Friday, September 5, 2025

What’s (not) in a headline

Margaret Sullivan, former public editor of The New York Times, has written at length about why mainstream headlines keep failing, as they present “a soft-focus, missing-the-point, safe-as-milk version of national politics.” And so I noticed this New York Times headline about Robert F. Kennedy Jr.’s appearance before the Senate Finance Committee yesterday: “A Defiant Kennedy Defends Vaccine Changes and C.D.C. Shake-Up.”

“Changes”? As any number of senators pointed out, Kennedy and company are effectively removing access to vaccines. “Shake-Up”? That means firing people who aren’t willing to go along with his lunatic agenda.

The latest installment of Heather Cox Richardson’s Letters from an American begins with a more accurate description:

Senators challenged the decisions of Health and Human Services Secretary Robert F. Kennedy Jr. as he testified before the Senate Finance Committee for about three hours today.
Condensed into a headline, that might read “Senators challenge Kennedy on vaccines and C.D.C. firings.”

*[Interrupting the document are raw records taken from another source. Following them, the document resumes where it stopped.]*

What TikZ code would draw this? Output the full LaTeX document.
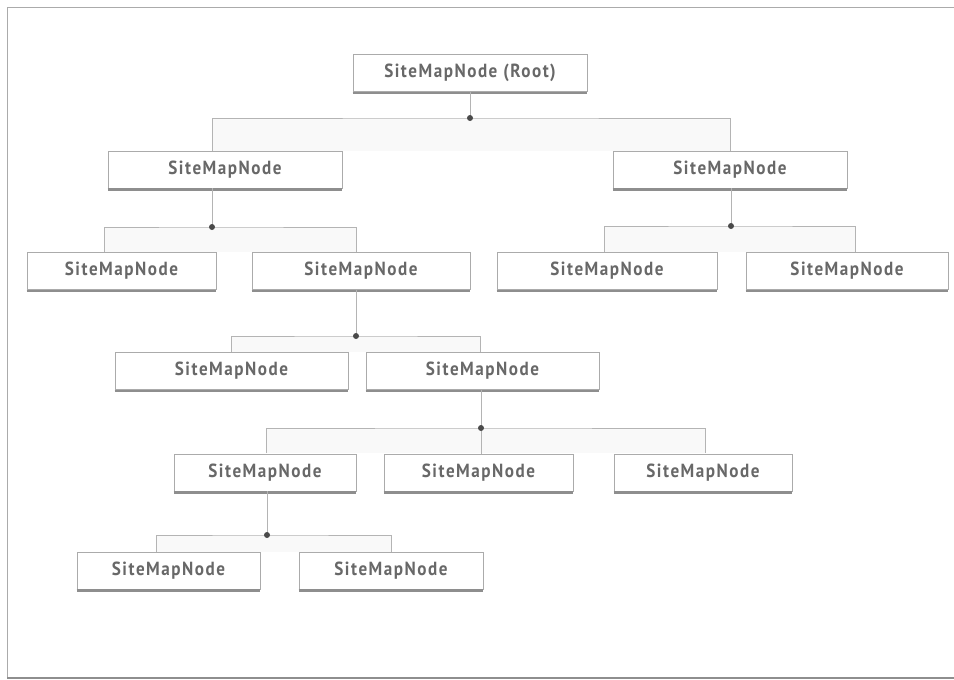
\documentclass[tikz,border=0pt]{standalone}
\usepackage{fontspec}
\newfontfamily\lblfont{PT Sans}[FakeStretch=0.9,LetterSpace=8]
\definecolor{txtgray}{HTML}{686868}
\definecolor{linegray}{HTML}{B4B4B4}
\definecolor{boxgray}{HTML}{ABABAB}
\definecolor{shadegray}{HTML}{8E8E8E}
\definecolor{dotgray}{HTML}{4A4A4A}
\definecolor{fillgray}{HTML}{F9F9F9}
\tikzset{
  smn/.style={draw=boxgray, line width=0.8pt, fill=white, minimum height=37pt,
    inner sep=0pt, font=\lblfont\bfseries\fontsize{19}{19}\selectfont, text=txtgray},
  conn/.style={draw=linegray, line width=0.9pt},
  brfill/.style={fill=fillgray, draw=none},
  jdot/.style={fill=dotgray, draw=none},
  shadowline/.style={draw=shadegray, line width=2.4pt}
}
\begin{document}
\begin{tikzpicture}[x=1pt,y=1pt]
\useasboundingbox (0,0) rectangle (954,-680);
% frame
\draw[draw=boxgray, line width=0.9pt] (7,-677) -- (7,-7) -- (954,-7);
\draw[shadowline, line width=2pt] (7,-678) -- (954,-678);

% junction coordinates
\coordinate (j1) at (470,-118);
\coordinate (j2) at (212,-227);
\coordinate (j3) at (731,-226);
\coordinate (j4) at (356,-336);
\coordinate (j5) at (481,-428);
\coordinate (j6) at (267,-535);

% bracket end points (on child tops)
\coordinate (aT) at (212,-151);
\coordinate (bT) at (730,-151);
\coordinate (cT) at (104,-252);
\coordinate (dT) at (356,-252);
\coordinate (eT) at (604,-252);
\coordinate (fT) at (855,-252);
\coordinate (gT) at (231,-352);
\coordinate (hT) at (480,-352);
\coordinate (iT) at (266,-453);
\coordinate (jT) at (481,-453);
\coordinate (kT) at (705,-453);
\coordinate (lT) at (156,-552);
\coordinate (mT) at (391,-552);

% faint fills under brackets
\fill[brfill] (aT |- j1) rectangle (bT);
\fill[brfill] (cT |- j2) rectangle (dT);
\fill[brfill] (eT |- j3) rectangle (fT);
\fill[brfill] (gT |- j4) rectangle (hT);
\fill[brfill] (iT |- j5) rectangle (kT);
\fill[brfill] (lT |- j6) rectangle (mT);

% nodes
\node[smn, minimum width=234pt] (root) at (470,-73) {SiteMapNode (Root)};
\node[smn, minimum width=234pt] (a) at (225,-169.5) {SiteMapNode};
\node[smn, minimum width=234pt] (b) at (730,-169.5) {SiteMapNode};
\node[smn, minimum width=189pt] (c) at (121.5,-271) {SiteMapNode};
\node[smn, minimum width=218pt] (d) at (361,-271) {SiteMapNode};
\node[smn, minimum width=220pt] (e) at (607,-271) {SiteMapNode};
\node[smn, minimum width=202pt] (f) at (847,-271) {SiteMapNode};
\node[smn, minimum width=233pt] (g) at (231.5,-371) {SiteMapNode};
\node[smn, minimum width=233pt] (h) at (482.5,-371) {SiteMapNode};
\node[smn, minimum width=182pt] (i) at (265,-472.5) {SiteMapNode};
\node[smn, minimum width=189pt] (j) at (478.5,-472.5) {SiteMapNode};
\node[smn, minimum width=178pt] (k) at (703,-472.5) {SiteMapNode};
\node[smn, minimum width=183pt] (l) at (168.5,-570.5) {SiteMapNode};
\node[smn, minimum width=184pt] (m) at (391,-570.5) {SiteMapNode};

% bottom shadow edges
\foreach \n in {root,a,b,c,d,e,f,g,h,i,j,k,l,m}
  \draw[shadowline] ([yshift=-1pt]\n.south west) -- ([yshift=-1pt]\n.south east);

% connectors
\draw[conn] (root.south) -- (j1);
\draw[conn] (aT) |- (j1) -| (bT);
\draw[conn] (a.south -| j2) -- (j2);
\draw[conn] (cT) |- (j2) -| (dT);
\draw[conn] (b.south -| j3) -- (j3);
\draw[conn] (eT) |- (j3) -| (fT);
\draw[conn] (d.south -| j4) -- (j4);
\draw[conn] (gT) |- (j4) -| (hT);
\draw[conn] (h.south -| j5) -- (j5);
\draw[conn] (iT) |- (j5) -| (kT);
\draw[conn] (j5) -- (j.north -| j5);
\draw[conn] (i.south -| j6) -- (j6);
\draw[conn] (lT) |- (j6) -| (mT);

% junction dots
\foreach \p in {j1,j2,j3,j4,j5,j6}
  \fill[jdot] (\p) circle (3pt);
\end{tikzpicture}
\end{document}
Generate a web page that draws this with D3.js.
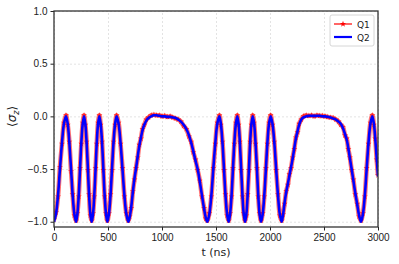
<!DOCTYPE html>
<html>
<head>
<meta charset="utf-8">
<script src="https://cdn.jsdelivr.net/npm/d3@7"></script>
<style>
  body { margin: 0; background: #fff; }
  svg { font-family: "DejaVu Sans", sans-serif; }
  .grid line { stroke: #d0d0d0; stroke-width: 0.6; stroke-dasharray: 2,2; }
  .grid .domain { display: none; }
  .axis text { font-size: 10px; fill: #222; }
  .axis line { stroke: #222; }
  .axis .domain { display: none; }
</style>
</head>
<body>
<script>
// time samples (ns)
const time = [
  0, 18, 37, 55, 74, 92, 111,
  127, 142, 158, 173, 189, 204,
  216, 229, 241, 253, 266, 278,
  290, 302, 314, 325, 337, 349,
  361, 373, 385, 396, 408, 420,
  432, 445, 457, 469, 482, 494,
  508, 523, 537, 551, 566, 580,
  598, 616, 634, 652, 670, 688,
  700, 715, 730, 745, 759, 775, 790, 805, 820, 836, 855, 875, 900, 925, 950, 975, 1000, 1025, 1050, 1075, 1100, 1125, 1150,
  1175, 1200, 1225, 1250, 1270, 1290, 1310, 1330, 1350, 1370, 1390, 1405, 1420,
  1438, 1457, 1475, 1494, 1512, 1531,
  1545, 1560, 1574, 1588, 1603, 1617,
  1630, 1644, 1657, 1670, 1684, 1697,
  1709, 1721, 1733, 1745, 1757, 1769,
  1781, 1793, 1805, 1816, 1828, 1840,
  1853, 1866, 1879, 1891, 1904, 1917,
  1932, 1947, 1962, 1976, 1991, 2006,
  2023, 2040, 2057, 2074, 2091, 2108,
  2120, 2135, 2150, 2165, 2180, 2195, 2210, 2225, 2240, 2255, 2270, 2290, 2310, 2335, 2360, 2385, 2410, 2435, 2460, 2485, 2510, 2535, 2560, 2585, 2610, 2635,
  2655, 2675, 2695, 2710, 2725, 2740, 2756, 2772, 2790, 2808, 2825, 2843,
  2860, 2878, 2895, 2912, 2930, 2947,
  2962, 2975, 2988, 3000
];

const q1 = [
  -0.98, -0.91, -0.76, -0.48, -0.26, -0.06, 0.01,
  -0.08, -0.24, -0.52, -0.74, -0.94, -0.99,
  -0.92, -0.76, -0.49, -0.26, -0.06, 0.01,
  -0.08, -0.24, -0.51, -0.74, -0.94, -0.99,
  -0.92, -0.76, -0.49, -0.26, -0.06, 0.01,
  -0.08, -0.24, -0.51, -0.76, -0.92, -0.99,
  -0.92, -0.74, -0.51, -0.24, -0.08, 0.01,
  -0.06, -0.26, -0.49, -0.76, -0.92, -0.99,
  -0.95, -0.87, -0.71, -0.6, -0.49, -0.39, -0.27, -0.21, -0.12, -0.08, -0.03, -0.01, 0.01, 0.015, 0.01, 0.01, 0, 0.005, -0.005, 0, -0.01, -0.02, -0.03,
  -0.05, -0.09, -0.12, -0.19, -0.24, -0.34, -0.41, -0.51, -0.61, -0.76, -0.87, -0.97, -0.99,
  -0.92, -0.76, -0.49, -0.26, -0.06, 0.01,
  -0.08, -0.24, -0.51, -0.74, -0.94, -0.99,
  -0.92, -0.76, -0.49, -0.26, -0.06, 0.01,
  -0.08, -0.24, -0.51, -0.76, -0.92, -0.99,
  -0.94, -0.74, -0.51, -0.24, -0.08, 0.01,
  -0.06, -0.26, -0.49, -0.76, -0.92, -0.99,
  -0.92, -0.76, -0.49, -0.26, -0.06, 0.01,
  -0.08, -0.24, -0.51, -0.74, -0.94, -0.99,
  -0.93, -0.83, -0.71, -0.65, -0.55, -0.49, -0.39, -0.31, -0.2, -0.15, -0.07, -0.03, 0, 0.01, 0.005, 0.01, 0, 0.01, 0.005, 0.005, 0, -0.005, -0.01, -0.015, -0.03, -0.05,
  -0.08, -0.1, -0.18, -0.21, -0.31, -0.39, -0.51, -0.6, -0.74, -0.83, -0.95, -0.99,
  -0.92, -0.76, -0.49, -0.26, -0.06, 0.01,
  -0.08, -0.21, -0.41, -0.56
];

const q2 = [
  -1, -0.93, -0.75, -0.5, -0.25, -0.07, 0,
  -0.07, -0.25, -0.5, -0.75, -0.93, -1,
  -0.93, -0.75, -0.5, -0.25, -0.07, 0,
  -0.07, -0.25, -0.5, -0.75, -0.93, -1,
  -0.93, -0.75, -0.5, -0.25, -0.07, 0,
  -0.07, -0.25, -0.5, -0.75, -0.93, -1,
  -0.93, -0.75, -0.5, -0.25, -0.07, 0,
  -0.07, -0.25, -0.5, -0.75, -0.93, -1,
  -0.96, -0.86, -0.72, -0.59, -0.5, -0.38, -0.28, -0.2, -0.13, -0.08, -0.04, -0.015, 0, 0.01, 0.01, 0.005, 0, 0, -0.005, -0.005, -0.01, -0.015, -0.03,
  -0.05, -0.08, -0.12, -0.18, -0.25, -0.33, -0.42, -0.5, -0.62, -0.75, -0.88, -0.96, -1,
  -0.93, -0.75, -0.5, -0.25, -0.07, 0,
  -0.07, -0.25, -0.5, -0.75, -0.93, -1,
  -0.93, -0.75, -0.5, -0.25, -0.07, 0,
  -0.07, -0.25, -0.5, -0.75, -0.93, -1,
  -0.93, -0.75, -0.5, -0.25, -0.07, 0,
  -0.07, -0.25, -0.5, -0.75, -0.93, -1,
  -0.93, -0.75, -0.5, -0.25, -0.07, 0,
  -0.07, -0.25, -0.5, -0.75, -0.93, -1,
  -0.94, -0.82, -0.72, -0.64, -0.56, -0.48, -0.4, -0.3, -0.21, -0.14, -0.08, -0.03, -0.01, 0, 0.005, 0.005, 0.005, 0.005, 0.005, 0, 0, -0.005, -0.01, -0.02, -0.03, -0.05,
  -0.07, -0.11, -0.17, -0.22, -0.3, -0.4, -0.5, -0.61, -0.73, -0.84, -0.94, -1,
  -0.93, -0.75, -0.5, -0.25, -0.07, 0,
  -0.07, -0.22, -0.4, -0.57
];

const xTicks = [0, 500, 1000, 1500, 2000, 2500, 3000];
const yTicks = [-1.0, -0.5, 0.0, 0.5, 1.0];
const seriesNames = ['Q1', 'Q2'];
const seriesColors = ['#ff0000', '#0000ff'];

const W = 399, H = 264;
const margin = {top: 11, right: 21, bottom: 37, left: 54};
const width = W - margin.left - margin.right;
const height = H - margin.top - margin.bottom;

const svg = d3.select('body').append('svg')
    .attr('width', W)
    .attr('height', H);

const g = svg.append('g')
    .attr('transform', `translate(${margin.left},${margin.top})`);

const x = d3.scaleLinear().domain([0, 3000]).range([0, width]);
const y = d3.scaleLinear().domain([-1.05, 1.0]).range([height, 0]);

const fmt = d => d3.format('.1f')(d).replace('-', '\u2212');

// grid
g.append('g')
  .attr('class', 'grid')
  .attr('transform', `translate(0,${height})`)
  .call(d3.axisBottom(x).tickValues(xTicks).tickSize(-height).tickFormat(''));
g.append('g')
  .attr('class', 'grid')
  .call(d3.axisLeft(y).tickValues(yTicks).tickSize(-width).tickFormat(''));

svg.append('clipPath').attr('id', 'clip')
  .append('rect').attr('width', width).attr('height', height);

const plot = g.append('g').attr('clip-path', 'url(#clip)');

const line1 = d3.line()
  .x((d, i) => x(time[i]))
  .y(d => y(d))
  .curve(d3.curveCatmullRom);

// Q1: red line with star markers
plot.append('path')
  .datum(q1)
  .attr('fill', 'none')
  .attr('stroke', seriesColors[0])
  .attr('stroke-opacity', 0.55)
  .attr('stroke-width', 4.6)
  .attr('d', line1);

const star = d3.symbol().type(d3.symbolStar).size(12);
plot.append('g')
  .selectAll('path')
  .data(q1)
  .enter().append('path')
  .attr('transform', (d, i) => `translate(${x(time[i])},${y(d)})`)
  .attr('d', star)
  .attr('fill', seriesColors[0])
  .attr('fill-opacity', 0.7);

// Q2: blue line
plot.append('path')
  .datum(q2)
  .attr('fill', 'none')
  .attr('stroke', seriesColors[1])
  .attr('stroke-width', 2.6)
  .attr('d', line1);

// axes
g.append('g')
  .attr('class', 'axis')
  .attr('transform', `translate(0,${height})`)
  .call(d3.axisBottom(x).tickValues(xTicks).tickSize(3.5).tickPadding(3).tickFormat(d3.format('d')));
g.append('g')
  .attr('class', 'axis')
  .call(d3.axisLeft(y).tickValues(yTicks).tickSize(3.5).tickPadding(3).tickFormat(fmt));

// frame
g.append('rect')
  .attr('width', width)
  .attr('height', height)
  .attr('fill', 'none')
  .attr('stroke', '#333')
  .attr('stroke-width', 1.3);

// axis labels
svg.append('text')
  .attr('x', margin.left + width / 2)
  .attr('y', 256)
  .attr('text-anchor', 'middle')
  .style('font-size', '11px')
  .style('fill', '#222')
  .text('t (ns)');

const yl = svg.append('text')
  .attr('transform', `translate(16,${margin.top + y(0)}) rotate(-90)`)
  .attr('text-anchor', 'middle')
  .style('font-size', '12px')
  .style('fill', '#222');
yl.append('tspan').text('\u27E8');
yl.append('tspan').style('font-style', 'italic').text('\u03C3');
yl.append('tspan').attr('dy', 3).style('font-size', '8px').style('font-style', 'italic').text('z');
yl.append('tspan').attr('dy', -3).text('\u27E9');

// legend
const lg = g.append('g').attr('transform', `translate(${width - 48},4)`);
lg.append('rect')
  .attr('width', 44)
  .attr('height', 31)
  .attr('rx', 2)
  .attr('fill', '#fff')
  .attr('fill-opacity', 0.8)
  .attr('stroke', '#ccc')
  .attr('stroke-width', 0.8);
seriesNames.forEach((name, i) => {
  const yy = 9 + i * 13;
  lg.append('line')
    .attr('x1', 4).attr('x2', 22)
    .attr('y1', yy).attr('y2', yy)
    .attr('stroke', seriesColors[i])
    .attr('stroke-width', i === 0 ? 1.2 : 2.2);
  if (i === 0) {
    lg.append('path')
      .attr('transform', `translate(13,${yy})`)
      .attr('d', star)
      .attr('fill', seriesColors[0]);
  }
  lg.append('text')
    .attr('x', 27)
    .attr('y', yy + 3.5)
    .style('font-size', '9px')
    .style('fill', '#222')
    .text(name);
});
</script>
</body>
</html>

Richardson reports a detail that the Times coverage of the hearing omits:
Because of Kennedy’s history of repeating debunked lies and breaking promises he made to the Senate, Senator Ron Wyden (D-OR), the highest ranking Democrat on the Finance Committee, asked that the committee swear Kennedy in before he began his testimony. Committee chair Mike Crapo (R-ID) declined. Wyden said: “This committee’s unwillingness to swear this witness is basically a message that it is acceptable to lie to the Senate Finance Committee about hugely important questions like vaccines.”
[I’ll grant that the Times subhead gives a more complete picture: “A three-hour hearing before the Senate Finance Committee revealed that the health secretary was on uncertain ground even with some Republicans who voted to confirm him.” But still. And as Sullivan and other observers have pointed out, many readers never go beyond the headlines.]